Opinion
April 13, 2000.
Appeal from a judgment of the County Court of Essex County (Halloran, J.), rendered April 13, 1999, convicting defendant upon his plea of guilty of the crime of driving while intoxicated.
Aaron Turetsky, Keeseville, for appellant.
Ronald J. Briggs, District Attorney (Mark E. Anderson of counsel), Elizabethtown, for respondent.

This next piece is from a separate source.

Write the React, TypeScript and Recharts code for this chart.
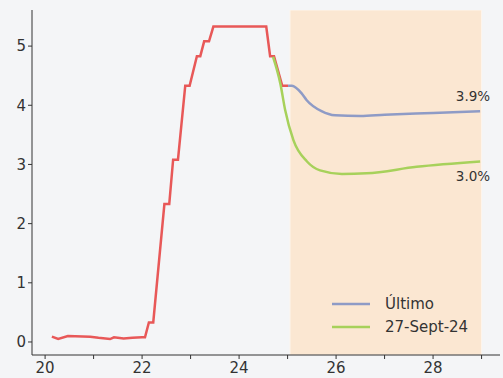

Before: MERCURE, J.P., PETERS, SPAIN, CARPINELLO and MUGGLIN, JJ.
MEMORANDUM AND ORDER
Defendant pleaded guilty to the crime of driving while intoxicated. Pursuant to the negotiated plea agreement, defendant waived his right to appeal and was sentenced to six months in county jail, five years of probation and a $1,000 fine. Defendant now argues that his sentence was harsh and excessive and violated his due process rights. However, because defendant waived his right to appeal as part of a knowing, voluntary and intelligent plea of guilty, he has failed to preserve these issues for our review (see, People v. Paulin, 265 A.D.2d 681, 696 N.Y.S.2d 907, lv denied 94 N.Y.2d 883). Nevertheless, were we to reach these issues, we would find that the agreed-upon sentence was neither harsh nor excessive and that there are no extraordinary circumstances warranting a reduction of the sentence in the interest of justice (see, People v. Vanness, 265 A.D.2d 595, 696 N.Y.S.2d 715, lv denied 94 N.Y.2d 830).
ORDERED that the judgment is affirmed.